Organization and Administration

In 1991 PSC became an autonomous unit within U-M's College of Literature, Sciences, and the Arts (LS&A). In 1998, the Center made an institutional move from LS&A into the Institute for Social Research (ISR), followed by a physical relocation in 2003. For PSC affiliates, this integration into ISR heightened opportunities for collegiality and collaborative work, and provides better access to knowledge activities focused on survey methodologies, especially those related to large data collections.

The Center provides pre- and post-award research support services to affiliates through four core units. Administrative Core staff provide management and administrative support for research affiliates and their funded projects. Computing Core staff provide a state-of-the-art social science computing environment to support the Center's research and training missions. Information Core staff provide resources and services in three areas. Data Services assists in the acquisition, organization, and management of data for PSC research projects. Library Services maintains a collection of local holdings and offers a variety of bibliographic and references services in support of research. The Communications Office provides editorial, design, website, and database services to researchers, and disseminates research results through the working papers series. The Methodology Core, jointly operated with the Survey Research Center, provides guidance for research issues arising in survey design, implementation, and data analysis.

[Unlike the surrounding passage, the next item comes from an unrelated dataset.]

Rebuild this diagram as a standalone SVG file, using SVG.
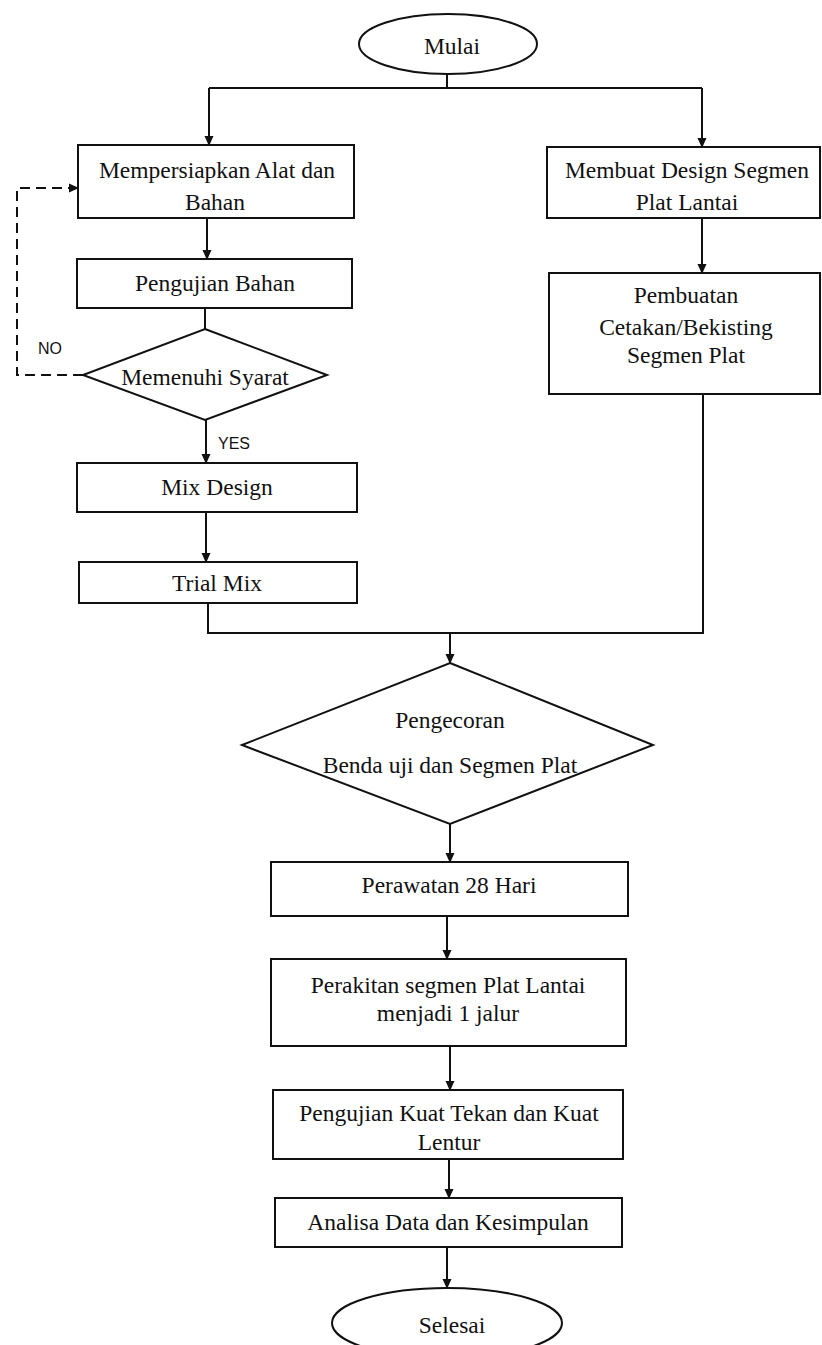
<svg xmlns="http://www.w3.org/2000/svg" width="822" height="1345" viewBox="0 0 822 1345">
<style>
.n{fill:#fff;stroke:#111;stroke-width:2}
.t{font-family:"Liberation Serif","Times New Roman",serif;font-size:23.5px;fill:#111;text-anchor:middle}
.s{font-family:"Liberation Sans",Arial,sans-serif;font-size:16px;fill:#111}
.c{fill:none;stroke:#111;stroke-width:2}
.d{fill:none;stroke:#111;stroke-width:2;stroke-dasharray:10 6}
</style>
<defs>
<marker id="ah" markerUnits="userSpaceOnUse" markerWidth="10" markerHeight="10" refX="9" refY="5" orient="auto">
<path d="M0,0.5 L10,5 L0,9.5 Z" fill="#111"/>
</marker>
</defs>
<rect width="822" height="1345" fill="#fff"/>
<g id="connectors">
<path class="c" d="M447,74 V88 M209,88 H702"/>
<path class="c" d="M209,88 V145" marker-end="url(#ah)"/>
<path class="c" d="M702,88 V147" marker-end="url(#ah)"/>
<path class="c" d="M207,218 V259" marker-end="url(#ah)"/>
<path class="c" d="M205,308 V329"/>
<path class="d" d="M83,375 H17 V188 H78" marker-end="url(#ah)"/>
<path class="c" d="M206,420 V463" marker-end="url(#ah)"/>
<path class="c" d="M206,512 V562" marker-end="url(#ah)"/>
<path class="c" d="M208,603 V633 H703 V394"/>
<path class="c" d="M702,218 V273" marker-end="url(#ah)"/>
<path class="c" d="M450,633 V663" marker-end="url(#ah)"/>
<path class="c" d="M450,824 V862" marker-end="url(#ah)"/>
<path class="c" d="M447,916 V959" marker-end="url(#ah)"/>
<path class="c" d="M450,1046 V1090" marker-end="url(#ah)"/>
<path class="c" d="M449,1159 V1198" marker-end="url(#ah)"/>
<path class="c" d="M447,1247 V1288" marker-end="url(#ah)"/>
<text class="s" x="38" y="354">NO</text>
<text class="s" x="218" y="449">YES</text>
</g>
<g id="mulai">
<ellipse class="n" cx="448" cy="44" rx="89" ry="30"/>
<text class="t" x="452" y="54">Mulai</text>
</g>
<g id="mempersiapkan">
<rect class="n" x="78" y="145" width="276" height="73"/>
<text class="t" x="217" y="178">Mempersiapkan Alat dan</text>
<text class="t" x="215" y="210">Bahan</text>
</g>
<g id="membuat-design">
<rect class="n" x="547" y="147" width="273" height="71"/>
<text class="t" x="687" y="178">Membuat Design Segmen</text>
<text class="t" x="687" y="210">Plat Lantai</text>
</g>
<g id="pengujian-bahan">
<rect class="n" x="77" y="259" width="275" height="49"/>
<text class="t" x="215" y="291">Pengujian Bahan</text>
</g>
<g id="memenuhi-syarat">
<polygon class="n" points="205,329 327,375 205,420 83,375"/>
<text class="t" x="205" y="385">Memenuhi Syarat</text>
</g>
<g id="pembuatan-cetakan">
<rect class="n" x="549" y="273" width="271" height="121"/>
<text class="t" x="686" y="303">Pembuatan</text>
<text class="t" x="686" y="335">Cetakan/Bekisting</text>
<text class="t" x="686" y="363">Segmen Plat</text>
</g>
<g id="mix-design">
<rect class="n" x="77" y="463" width="280" height="49"/>
<text class="t" x="217" y="495">Mix Design</text>
</g>
<g id="trial-mix">
<rect class="n" x="79" y="562" width="278" height="41"/>
<text class="t" x="217" y="591">Trial Mix</text>
</g>
<g id="pengecoran">
<polygon class="n" points="450,663 653,745 450,824 242,745"/>
<text class="t" x="450" y="728">Pengecoran</text>
<text class="t" x="450" y="773">Benda uji dan Segmen Plat</text>
</g>
<g id="perawatan">
<rect class="n" x="271" y="862" width="357" height="54"/>
<text class="t" x="449" y="893">Perawatan 28 Hari</text>
</g>
<g id="perakitan">
<rect class="n" x="271" y="959" width="355" height="87"/>
<text class="t" x="448" y="993">Perakitan segmen Plat Lantai</text>
<text class="t" x="448" y="1021">menjadi 1 jalur</text>
</g>
<g id="pengujian-kuat">
<rect class="n" x="273" y="1090" width="350" height="69"/>
<text class="t" x="449" y="1121">Pengujian Kuat Tekan dan Kuat</text>
<text class="t" x="449" y="1150">Lentur</text>
</g>
<g id="analisa">
<rect class="n" x="275" y="1198" width="347" height="49"/>
<text class="t" x="448" y="1230">Analisa Data dan Kesimpulan</text>
</g>
<g id="selesai">
<ellipse class="n" cx="447" cy="1323" rx="115" ry="35"/>
<text class="t" x="452" y="1333">Selesai</text>
</g>
</svg>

Graduate and Postdoctoral Training

PSC provides apprenticeship training and fellowship support to graduate students in Sociology, Economics, and Public Health who choose population studies as a field of specialization. The goal of the graduate training program is to produce social scientists, fully trained in their discipline, with broad knowledge in population studies and specialized skills in statistical and demographic techniques. Although the Center does not award graduate degrees, all PSC student trainees gain practical research experience under the supervision of an affiliated researcher. The Center also provides postdoctoral training to demographic researchers in a variety of fields.

Financial Support

PSC was established with funding from the Ford Foundation, which maintained that support for more than 20 years. Since 1976 the Center has received support in the form of a population center grant from the Eunice Kennedy Shriver National Institute of Child Health and Human Development (NICHD), part of the National Institutes of Health (R24 HD041028). This grant provides infrastructure support for the Center's research activities, including staffing. The Center also administers the Michigan Center on the Demography of Aging (MiCDA), funded by the National Institute on Aging (NIA).